Friday, June 22, 2018

"The Patch, Part II"

A few years ago, BorchertField.com contributor Paul Tenpenny chronicled the story of the Brewers' 1942 jacket patch, and how at least one single exemplar survived. Today, we have a sequel of sorts, with another priceless patch from Milwaukee's baseball history.

Or, rather, with two patches.

To begin at the beginning, it's no secret that I've been a bit obsessed by the Milwaukee Chicks/Schnitts for some time. Back in 2013, I pitched the Brewers on my idea for a Turn Back the Clock event honoring the AAGPBL team on its 70th Anniversary. Now, with the 75th Anniversary in sight, I'm doing it again.


The biggest problem with throwback uniforms, however, is that we don't have great reference material on what they actually wore back in 1944. We've been able to re-create their caps, but the uniforms themselves have been trickier to nail down. In every photo I've seen, the Milwaukee city seal-inspired patch was reduced to a black blob with white outlines.
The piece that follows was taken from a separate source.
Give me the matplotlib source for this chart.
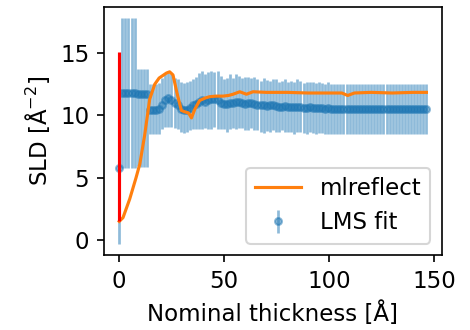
import numpy as np
import matplotlib
matplotlib.use("Agg")
import matplotlib.pyplot as plt

# ---- LMS fit (blue points with error bars) ----
n_points = 101
x_max = 146.3
lms_x = np.linspace(0, x_max, n_points)
lms_y = [5.8, 11.8, 11.8, 11.8, 11.8, 11.8, 11.75, 11.7, 11.7, 11.7,
         10.4, 10.4, 10.4, 10.5, 10.8, 11.2, 11.4, 11.2, 11.0, 10.8,
         10.5, 10.4, 10.4, 10.6, 10.8, 10.9, 11.1, 11.2, 11.1, 11.2,
         11.3, 11.3, 11.2, 11.0, 10.9, 10.9, 11.0, 11.0, 11.1, 11.1,
         11.0, 10.9, 11.0, 11.0, 10.9, 10.85, 10.8, 10.8, 10.75, 10.8,
         10.8, 10.75, 10.7, 10.7, 10.75, 10.7, 10.7, 10.65, 10.7, 10.65,
         10.6, 10.6, 10.65, 10.6, 10.6, 10.6, 10.6, 10.55, 10.6, 10.55,
         10.55, 10.55, 10.55, 10.5, 10.55, 10.5, 10.5, 10.5, 10.5, 10.5,
         10.5, 10.5, 10.5, 10.5, 10.5, 10.5, 10.5, 10.5, 10.5, 10.5,
         10.5, 10.5, 10.5, 10.5, 10.5, 10.5, 10.5, 10.5, 10.5, 10.5,
         10.5]
lms_err_lo = [6.1, 6.0, 6.0, 6.0, 6.0, 6.0, 5.8, 5.8, 5.8, 5.8,
              1.9, 1.9, 1.9, 2.0, 1.9, 2.1, 2.3, 2.1, 2.0, 1.9,
              1.8, 1.8, 1.7, 1.8, 1.9, 2.0, 2.2, 2.3, 2.1, 2.3,
              2.4, 2.2, 2.3, 2.1, 2.0, 2.2, 2.1, 2.0, 2.2, 2.1,
              2.0, 2.1, 2.2, 2.0, 2.1, 2.0, 2.1, 2.2, 2.0, 2.1,
              2.0, 2.1, 2.0, 1.9, 2.1, 2.0, 2.0, 2.1, 2.0, 2.0,
              2.0, 2.1, 2.0, 2.0, 2.1, 2.0, 2.0, 2.0, 2.1, 2.0,
              2.0, 2.0, 2.0, 2.0, 2.0, 2.0, 2.0, 2.0, 2.0, 2.0,
              2.0, 2.0, 2.0, 2.0, 2.0, 2.0, 2.0, 2.0, 2.0, 2.0,
              2.0, 2.0, 2.0, 2.0, 2.0, 2.0, 2.0, 2.0, 2.0, 2.0,
              2.0]
lms_err_hi = [6.1, 6.0, 6.0, 6.0, 6.0, 6.0, 2.0, 2.0, 2.0, 2.0,
              2.1, 2.1, 2.1, 2.1, 2.2, 2.1, 2.0, 2.1, 2.0, 2.1,
              2.2, 2.2, 2.3, 2.2, 2.1, 2.2, 2.3, 2.4, 2.2, 2.3,
              2.3, 2.2, 2.4, 2.2, 2.0, 2.1, 2.3, 2.0, 2.2, 2.1,
              2.0, 2.2, 2.1, 2.0, 2.2, 2.1, 2.0, 2.2, 2.1, 2.0,
              2.1, 2.2, 2.0, 2.1, 2.2, 2.0, 2.1, 2.0, 2.2, 2.1,
              2.0, 2.1, 2.0, 2.1, 2.0, 2.1, 2.0, 2.0, 2.1, 2.0,
              2.0, 2.0, 2.0, 2.0, 2.0, 2.0, 2.0, 2.0, 2.0, 2.0,
              2.0, 2.0, 2.0, 2.0, 2.0, 2.0, 2.0, 2.0, 2.0, 2.0,
              2.0, 2.0, 2.0, 2.0, 2.0, 2.0, 2.0, 2.0, 2.0, 2.0,
              2.0]

# ---- mlreflect prediction (orange line) ----
ml_x = [0, 1.8, 5, 8, 9.8, 12.1, 14.5, 16.9, 19, 22.5, 24, 25.6, 27.5, 29.6,
        31, 33, 34.4, 36, 38.3, 41, 43, 46, 49.4, 52, 54.2, 57.4, 60.6, 63.7,
        70, 80, 90, 100, 106, 108.8, 112, 120, 130, 140, 146.3]
ml_y = [1.5, 1.8, 3.3, 5.0, 6.1, 8.4, 11.3, 12.5, 13.0, 13.4, 13.5, 13.25, 11.8,
        10.4, 10.3, 10.2, 9.8, 10.5, 11.2, 11.4, 11.5, 11.55, 11.55, 11.6, 11.7,
        11.9, 11.7, 11.9, 11.85, 11.85, 11.8, 11.8, 11.8, 11.6, 11.8, 11.85,
        11.8, 11.85, 11.85]

# ---- red vertical marker at zero thickness ----
red_x = 0
red_ymin = 1.5
red_ymax = 15.1

plt.rcParams['font.family'] = ['DejaVu Sans']
plt.rcParams['font.size'] = 11

fig = plt.figure(figsize=(470 / 150, 330 / 150), dpi=150)
ax = fig.add_axes([0.221, 0.227, 0.719, 0.752])

ax.plot(ml_x, ml_y, color='C1', lw=1.5, label='mlreflect', zorder=3)
ax.errorbar(lms_x, lms_y, yerr=[lms_err_lo, lms_err_hi], fmt='o', color='C0',
            ms=3.3, elinewidth=1.3, alpha=0.5, label='LMS fit')
ax.vlines(red_x, red_ymin, red_ymax, color='red', lw=1.5, zorder=3)

ax.set_xticks([0, 50, 100, 150])
ax.set_yticks([0, 5, 10, 15])
ax.set_xlabel('Nominal thickness [Å]')
ax.set_ylabel('SLD [Å$^{-2}$]')
ax.legend(loc='lower right')

fig.savefig('out.png', dpi=150)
So when I heard that the Milwaukee Historical Society had amassed an exhibit of Milwaukee's complete sporting history, I hoped that we'd get a better photo of the uniforms. We didn't, but we got something much, much better.


Two patches were presented in a display case with a Schnitts program and scrapbook, along with some Brewers and Milwaukee Bears artifacts. One had been roughly removed from a uniform, the other more carefully cut out.


The patches were loaned to the exhibition by the Northern Indiana Historical Society in South Bend, the primary repository of AAGPBL artifacts.


And now so many questions have been answered. The uniform patch was black and red, so it's easy to see how these details could so easily get lost in black and white photographs.

The design is executed in beautiful chainstitch.


Look at that detail. The care they put into making these.

At the heart of the design is the seal of the City of Milwaukee.


Compare the patch with the actual city seal, and you can see that they've done a pretty good job reproducing it in chainstitch.


The iconography is straightforward, if cluttered; we have a railroad engine on top, the old City Hall on the right, and a steamboat and clipper at the bottom. The building on the left is usually identified as "a house", but it's not clear if it was ever intended to represent a specific building. But at the center, the sun rises over the lake, a lighthouse, and its keeper.

The patch manages to capture the basic essense of the four outer lobes, although the lighthouse suffers somewhat in the telling. But on the whole, a pretty faithful representation of the civic seal.

And now that we finally know what the Schnitts wore on their uniform, we can make the case to our Brewers that they should honor these women with a Turn Back the Clock event in 2019, the 75th Anniversary of the Schnitts' first and only season, and the AAGPBL championship they brought home to the Cream City.